In 2020, for example, Apple reported that it protected against $1.5 billion in potentially fraudulent transactions and kept nearly a million new apps off of iPhones that would have exposed users to undue risks and vulnerabilities. This included just shy of 50,000 apps containing hidden or undocumented features (imagine your calculator app doing far more than math), more than 150,000 apps that were spam, clones, or otherwise misleading, and nearly 250,000 apps that were rejected for violating Apple’s privacy standards.
Like them or not, Apple’s policies and review process is focused on protecting users from being inadvertently tricked or coerced into unnecessarily sharing their most private data with third parties. And users enjoy the role Apple has come to play. A recent change in Apple’s iOS allowed users to decide which Apps can track your activity across other apps and the web. And 75% of users took up Apple on it’s offer to shield them from being tracked across the internet. In a world without Apple’s insistence on App Store policies, and forcing them to allow apps to simply side-step their rules, approximately 88 million Americans could lose this option.

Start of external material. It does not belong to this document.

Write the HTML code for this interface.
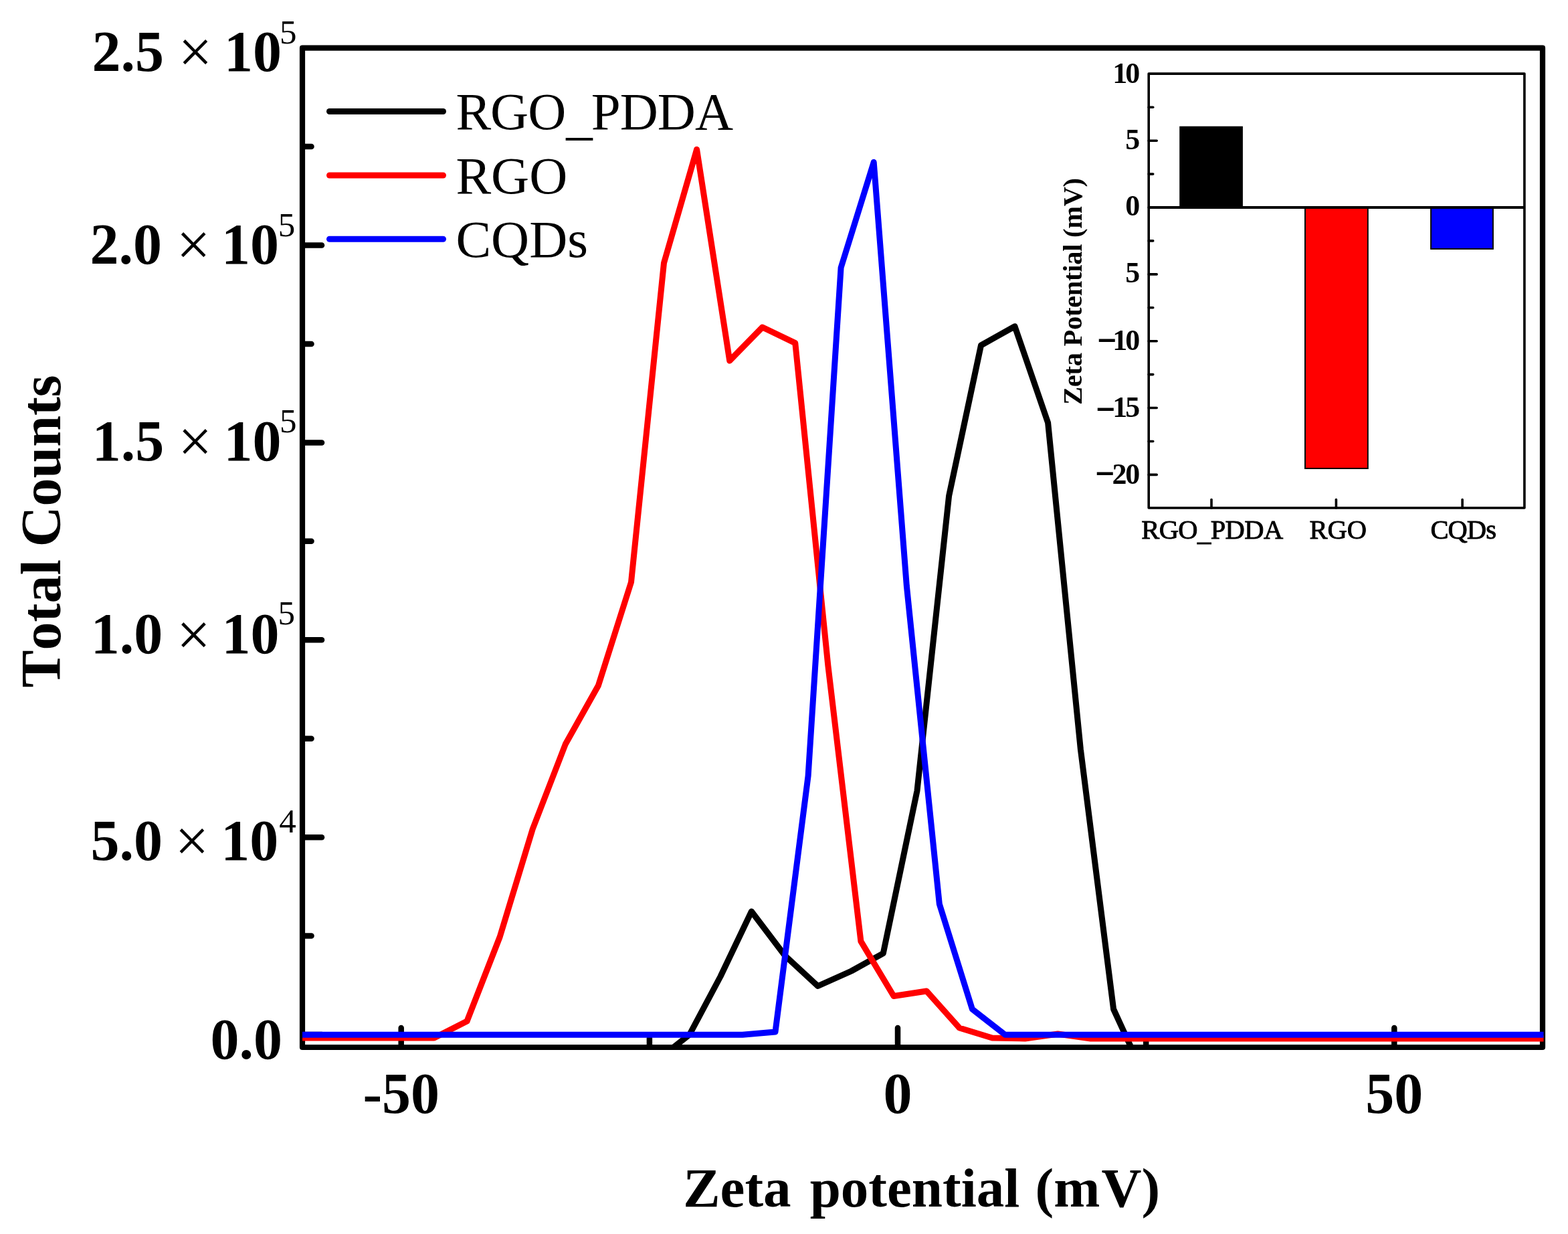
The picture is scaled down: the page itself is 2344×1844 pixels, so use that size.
<!DOCTYPE html>
<html><head><meta charset="utf-8"><title>Zeta potential</title>
<style>
html,body{margin:0;padding:0;background:#fff;overflow:hidden;}
svg{display:block;}
text{font-family:"Liberation Serif","Times New Roman",serif;fill:#000;font-kerning:none;}
.b{font-weight:bold;}
</style></head><body>
<svg width="2344" height="1844" viewBox="0 0 2344 1844">
<rect x="0" y="0" width="2344" height="1844" fill="#fff"/>
<defs><clipPath id="pc"><rect x="452" y="71.7" width="1855.5" height="1493.3"/></clipPath></defs>
<rect x="452" y="71.7" width="1854" height="1493.3" fill="none" stroke="#000" stroke-width="8.2" stroke-linejoin="round"/>
<g stroke="#000" stroke-width="8.5" stroke-linecap="round"><line x1="453" y1="1546.1" x2="481" y2="1546.1"/><line x1="453" y1="1398.6" x2="465.5" y2="1398.6"/><line x1="453" y1="1251.2" x2="481" y2="1251.2"/><line x1="453" y1="1103.8" x2="465.5" y2="1103.8"/><line x1="453" y1="956.3" x2="481" y2="956.3"/><line x1="453" y1="808.8" x2="465.5" y2="808.8"/><line x1="453" y1="661.4" x2="481" y2="661.4"/><line x1="453" y1="514.0" x2="465.5" y2="514.0"/><line x1="453" y1="366.5" x2="481" y2="366.5"/><line x1="453" y1="219.0" x2="465.5" y2="219.0"/><line x1="599.7" y1="1564" x2="599.7" y2="1536"/><line x1="1342.0" y1="1564" x2="1342.0" y2="1536"/><line x1="2084.3" y1="1564" x2="2084.3" y2="1536"/><line x1="970.9" y1="1564" x2="970.9" y2="1551.5"/><line x1="1713.2" y1="1564" x2="1713.2" y2="1551.5"/></g>
<g clip-path="url(#pc)" fill="none" stroke-width="9" stroke-linejoin="round">
<polyline stroke="#000" points="981.6,1585.0 1030.8,1546.0 1077.1,1459.0 1123.4,1362.0 1173.4,1428.0 1222.6,1473.5 1272.8,1451.0 1320.3,1424.6 1371.0,1181.6 1418.6,741.0 1466.5,516.0 1517.0,487.7 1566.6,631.8 1615.4,1120.0 1664.6,1508.0 1713.8,1615.0"/>
<polyline stroke="#f00" points="430.0,1551.0 649.0,1551.0 698.1,1526.0 747.2,1400.0 796.2,1239.0 845.3,1112.0 894.4,1024.5 943.5,870.0 992.5,393.0 1041.6,223.3 1090.7,539.0 1139.7,489.0 1188.8,512.6 1237.9,995.0 1286.9,1406.6 1336.0,1488.5 1385.1,1481.0 1434.2,1536.0 1483.2,1551.0 1532.3,1552.0 1581.4,1545.0 1630.4,1552.0 2330.0,1552.0"/>
<polyline stroke="#00f" points="430.0,1546.3 1109.9,1546.3 1159.0,1542.0 1208.1,1159.5 1257.1,400.0 1306.2,242.3 1355.3,875.0 1404.3,1350.8 1453.4,1508.0 1502.5,1546.3 2330.0,1546.3"/>
</g>
<text class="b" x="137.4" y="106.1" font-size="86">2.5</text><text x="266.5" y="107.9" font-size="90">×</text><text class="b" x="335.0" y="106.1" font-size="86">10</text><text x="418.0" y="65.0" font-size="51">5</text>
<text class="b" x="134.6" y="393.8" font-size="86">2.0</text><text x="263.8" y="395.6" font-size="90">×</text><text class="b" x="330.9" y="393.8" font-size="86">10</text><text x="415.7" y="352.7" font-size="51">5</text>
<text class="b" x="137.7" y="687.6" font-size="86">1.5</text><text x="266.3" y="689.6" font-size="90">×</text><text class="b" x="334.4" y="687.6" font-size="86">10</text><text x="417.9" y="646.3" font-size="51">5</text>
<text class="b" x="135.8" y="976.1" font-size="86">1.0</text><text x="263.9" y="978.5" font-size="90">×</text><text class="b" x="331.4" y="976.1" font-size="86">10</text><text x="415.6" y="933.2" font-size="51">5</text>
<text class="b" x="135.4" y="1284.7" font-size="86">5.0</text><text x="261.5" y="1286.6" font-size="90">×</text><text class="b" x="330.2" y="1284.7" font-size="86">10</text><text x="417.2" y="1243.6" font-size="51">4</text>
<text class="b" x="314.4" y="1582.1" font-size="86">0.0</text>
<text class="b" x="599.7" y="1663.1" font-size="86" text-anchor="middle">-50</text>
<text class="b" x="1342.0" y="1663.1" font-size="86" text-anchor="middle">0</text>
<text class="b" x="2084.3" y="1663.1" font-size="86" text-anchor="middle">50</text>
<text class="b" x="1021.2" y="1803" font-size="83">Zeta</text>
<text class="b" x="1210.7" y="1803" font-size="83">potential</text>
<text class="b" x="1547.6" y="1803" font-size="83">(m</text>
<text class="b" x="1646.6" y="1803" font-size="83">V)</text>
<text class="b" transform="translate(89.9,1027.5) rotate(-90)" x="0" y="0" font-size="84">Total</text>
<text class="b" transform="translate(89.9,817.2) rotate(-90)" x="0" y="0" font-size="84">Counts</text>
<line x1="492.5" y1="166.5" x2="662.5" y2="166.5" stroke="#000" stroke-width="9" stroke-linecap="round"/><text x="681.4" y="193.4" font-size="79" textLength="414.6" lengthAdjust="spacing">RGO<tspan dy="6.5" dx="1">_</tspan><tspan dy="-6.5" dx="-1">PDDA</tspan></text>
<line x1="492.5" y1="262" x2="662.5" y2="262" stroke="#f00" stroke-width="9" stroke-linecap="round"/><text x="681.4" y="289.2" font-size="79">RGO</text>
<line x1="492.5" y1="357.2" x2="662.5" y2="357.2" stroke="#00f" stroke-width="9" stroke-linecap="round"/><text x="681.4" y="384" font-size="79">CQDs</text>
<rect x="1764.2" y="189.7" width="92.7" height="121.3" fill="#000" stroke="#000" stroke-width="2"/>
<rect x="1951.0" y="309.0" width="93.8" height="391.0" fill="#f00" stroke="#000" stroke-width="2"/>
<rect x="2139.1" y="309.0" width="92.8" height="62.9" fill="#00f" stroke="#000" stroke-width="2"/>
<line x1="1717.2" y1="310.0" x2="2278.9" y2="310.0" stroke="#000" stroke-width="4"/>
<rect x="1717.2" y="110.1" width="561.7" height="648.9" fill="none" stroke="#000" stroke-width="3.6" stroke-linejoin="round"/>
<g stroke="#000" stroke-width="3.6" stroke-linecap="round"><line x1="1717.2" y1="709.4" x2="1729.2" y2="709.4"/><line x1="1717.2" y1="659.5" x2="1723.7" y2="659.5"/><line x1="1717.2" y1="609.5" x2="1729.2" y2="609.5"/><line x1="1717.2" y1="559.6" x2="1723.7" y2="559.6"/><line x1="1717.2" y1="509.7" x2="1729.2" y2="509.7"/><line x1="1717.2" y1="459.8" x2="1723.7" y2="459.8"/><line x1="1717.2" y1="409.9" x2="1729.2" y2="409.9"/><line x1="1717.2" y1="359.9" x2="1723.7" y2="359.9"/><line x1="1717.2" y1="310.0" x2="1729.2" y2="310.0"/><line x1="1717.2" y1="260.1" x2="1723.7" y2="260.1"/><line x1="1717.2" y1="210.2" x2="1729.2" y2="210.2"/><line x1="1717.2" y1="160.2" x2="1723.7" y2="160.2"/><line x1="1811.0" y1="759.0" x2="1811.0" y2="746.5"/><line x1="1997.4" y1="759.0" x2="1997.4" y2="746.5"/><line x1="2186.1" y1="759.0" x2="2186.1" y2="746.5"/></g>
<text class="b" x="1663.3 1682.2" y="123.6" font-size="44">10</text>
<text class="b" x="1682.2" y="223.3" font-size="44">5</text>
<text class="b" x="1682.2" y="322.0" font-size="44">0</text>
<text class="b" x="1682.2" y="421.8" font-size="44">5</text>
<text class="b" x="1663.3 1682.2" y="523.1" font-size="44">10</text><text class="b" x="1640.9" y="525.1" font-size="49" stroke="#000" stroke-width="1.2">−</text>
<text class="b" x="1663.3 1682.2" y="622.8" font-size="44">15</text><text class="b" x="1639.0" y="627.7" font-size="49" stroke="#000" stroke-width="1.2">−</text>
<text class="b" x="1662.6 1682.2" y="722.6" font-size="44">20</text><text class="b" x="1638.0" y="724.3" font-size="49" stroke="#000" stroke-width="1.2">−</text>
<text x="1812.2" y="804.8" font-size="40.5" text-anchor="middle" stroke="#000" stroke-width="0.9" textLength="212" lengthAdjust="spacing">RGO<tspan dy="3.5">_</tspan><tspan dy="-3.5">PDDA</tspan></text>
<text x="2000.2" y="804.8" font-size="40.5" text-anchor="middle" stroke="#000" stroke-width="0.9">RGO</text>
<text x="2187.7" y="804.8" font-size="40.5" text-anchor="middle" stroke="#000" stroke-width="0.9" textLength="98.5" lengthAdjust="spacing">CQDs</text>
<text class="b" transform="translate(1617.4,604.9) rotate(-90)" x="0" y="0" font-size="40.5" textLength="339" lengthAdjust="spacing">Zeta Potential (mV)</text>
</svg>
</body></html>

Prohibiting Apple from enforcing its App Store policies won’t necessarily be a boon to developers, either. Take Josh Wardle, creator of the viral puzzle game, Wordle, which recently sold to the New York Times for an undisclosed amount in the “low seven figures.”
As Wardle explained in a recent profile, since he created Wordle for his partner and her love of word games, he had no interest in creating an app version of it. It has lived as a simple website accessible only through your browser. But this has not stopped others from trying to use Wardle’s idea to create their own apps in violation of Apple’s policy on copycats: “Come up with your own ideas.”

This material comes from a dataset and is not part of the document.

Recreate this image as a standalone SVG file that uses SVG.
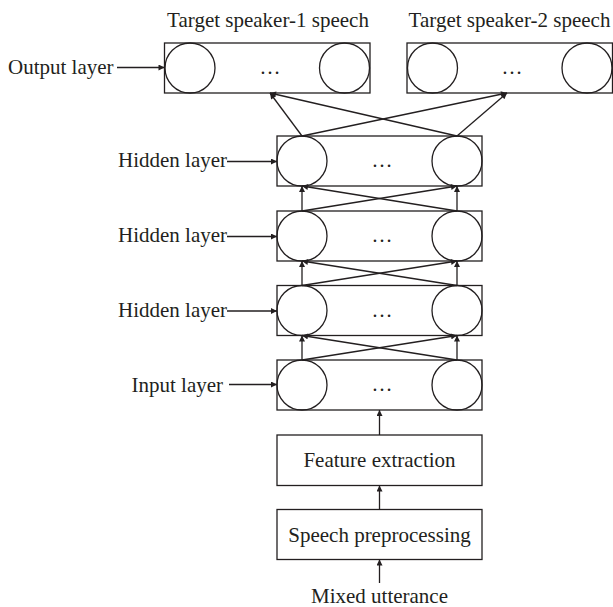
<svg xmlns="http://www.w3.org/2000/svg" width="613" height="607" viewBox="0 0 613 607">
  <style>
    text { font-family: "Liberation Serif", "Times New Roman", serif; font-size: 21px; fill: #231f20; }
    .mid { text-anchor: middle; }
    .box { fill: #fff; stroke: #231f20; stroke-width: 1.3; }
    .unit { fill: none; stroke: #231f20; stroke-width: 1.3; }
    .edge { fill: none; stroke: #231f20; stroke-width: 1.3; marker-end: url(#arrow); }
  </style>
  <defs>
    <marker id="arrow" viewBox="0 0 10 10" refX="10" refY="5" markerUnits="userSpaceOnUse" markerWidth="8" markerHeight="6" orient="auto">
      <path d="M0,0 L10,5 L0,10 Z" fill="#231f20"/>
    </marker>
  </defs>

  <rect width="613" height="607" fill="#fff"/>

  <!-- layer boxes with their units -->
  <g id="output-1">
    <rect class="box" x="164.5" y="43" width="205.5" height="50"/>
    <circle class="unit" cx="190" cy="68" r="25"/>
    <circle class="unit" cx="344.5" cy="68" r="25"/>
    <text class="mid" x="270" y="74">…</text>
    <text class="mid" x="268" y="27">Target speaker-1 speech</text>
  </g>
  <g id="output-2">
    <rect class="box" x="407" y="43" width="205.5" height="50"/>
    <circle class="unit" cx="432.5" cy="68" r="25"/>
    <circle class="unit" cx="587" cy="68" r="25"/>
    <text class="mid" x="512" y="74">…</text>
    <text class="mid" x="509.5" y="27">Target speaker-2 speech</text>
  </g>
  <g id="hidden-1">
    <rect class="box" x="277" y="136" width="205" height="50"/>
    <circle class="unit" cx="302" cy="161" r="25"/>
    <circle class="unit" cx="457" cy="161" r="25"/>
    <text class="mid" x="382" y="167">…</text>
  </g>
  <g id="hidden-2">
    <rect class="box" x="277" y="211" width="205" height="50"/>
    <circle class="unit" cx="302" cy="236" r="25"/>
    <circle class="unit" cx="457" cy="236" r="25"/>
    <text class="mid" x="382" y="242">…</text>
  </g>
  <g id="hidden-3">
    <rect class="box" x="277" y="285.5" width="205" height="50"/>
    <circle class="unit" cx="302" cy="310.5" r="25"/>
    <circle class="unit" cx="457" cy="310.5" r="25"/>
    <text class="mid" x="382" y="316.5">…</text>
  </g>
  <g id="input">
    <rect class="box" x="277" y="360" width="205" height="50"/>
    <circle class="unit" cx="302" cy="385" r="25"/>
    <circle class="unit" cx="457" cy="385" r="25"/>
    <text class="mid" x="382" y="391">…</text>
  </g>
  <g id="feature-extraction">
    <rect class="box" x="277" y="435" width="205" height="50.5"/>
    <text class="mid" x="379.5" y="467">Feature extraction</text>
  </g>
  <g id="speech-preprocessing">
    <rect class="box" x="277" y="509.5" width="205" height="50"/>
    <text class="mid" x="379.5" y="542">Speech preprocessing</text>
  </g>

  <!-- side labels -->
  <g id="labels">
    <text x="8" y="74">Output layer</text>
    <text x="118" y="167">Hidden layer</text>
    <text x="118" y="242">Hidden layer</text>
    <text x="118" y="316.5">Hidden layer</text>
    <text x="131.5" y="392">Input layer</text>
    <text class="mid" x="379.5" y="603">Mixed utterance</text>
  </g>

  <g id="connectors">
    <!-- label pointers -->
    <line class="edge" x1="117" y1="67.5" x2="164.5" y2="67.5"/>
    <line class="edge" x1="227" y1="161.5" x2="277" y2="161.5"/>
    <line class="edge" x1="227" y1="236.5" x2="277" y2="236.5"/>
    <line class="edge" x1="227" y1="311" x2="277" y2="311"/>
    <line class="edge" x1="229" y1="384.5" x2="277" y2="384.5"/>

    <!-- pipeline -->
    <line class="edge" x1="379.5" y1="583" x2="379.5" y2="559.5"/>
    <line class="edge" x1="379.5" y1="509.5" x2="379.5" y2="485.5"/>
    <line class="edge" x1="379.5" y1="435" x2="379.5" y2="410"/>

    <!-- input to hidden-3 -->
    <line class="edge" x1="302" y1="360" x2="302" y2="335.5"/>
    <line class="edge" x1="457" y1="360" x2="457" y2="335.5"/>
    <line class="edge" x1="302" y1="360" x2="457" y2="335.5"/>
    <line class="edge" x1="457" y1="360" x2="302" y2="335.5"/>

    <!-- hidden-3 to hidden-2 -->
    <line class="edge" x1="302" y1="285.5" x2="302" y2="261"/>
    <line class="edge" x1="457" y1="285.5" x2="457" y2="261"/>
    <line class="edge" x1="302" y1="285.5" x2="457" y2="261"/>
    <line class="edge" x1="457" y1="285.5" x2="302" y2="261"/>

    <!-- hidden-2 to hidden-1 -->
    <line class="edge" x1="302" y1="211" x2="302" y2="186"/>
    <line class="edge" x1="457" y1="211" x2="457" y2="186"/>
    <line class="edge" x1="302" y1="211" x2="457" y2="186"/>
    <line class="edge" x1="457" y1="211" x2="302" y2="186"/>

    <!-- hidden-1 to outputs -->
    <line class="edge" x1="302" y1="136" x2="270" y2="93"/>
    <line class="edge" x1="457" y1="136" x2="270" y2="93"/>
    <line class="edge" x1="302" y1="136" x2="507" y2="93"/>
    <line class="edge" x1="457" y1="136" x2="507" y2="93"/>
  </g>
</svg>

So, as Wordle has grown in popularity, Apple has been working hard to protect Josh Wardle’s hard work. And Josh did not even have an app on their website. Why? In many ways Apple’s strict rules foster trust in the App Store. After all, who do you blame when it turns out you paid for a fake version of an app? Most iPhone owners aren’t going to blame the developer. Instead, they’ll begin to second guess their future purchases and subscriptions with Apple. This not only improves the consumer experience but gives developers confidence in offering their apps on the App Store knowing there is a ready-made market of nearly one-third of America ready and willing to download their latest project.
As the Senate continues to debate what to do about Big Tech, we must not lose sight of what is at stake. Poking holes in Apple’s products won’t improve consumers’ experiences nor will it unlock some hidden market being kept from app developers. It will only weaken protections for users and leave app developers like Josh Wardle wondering whether any good idea will be rewarded in the future.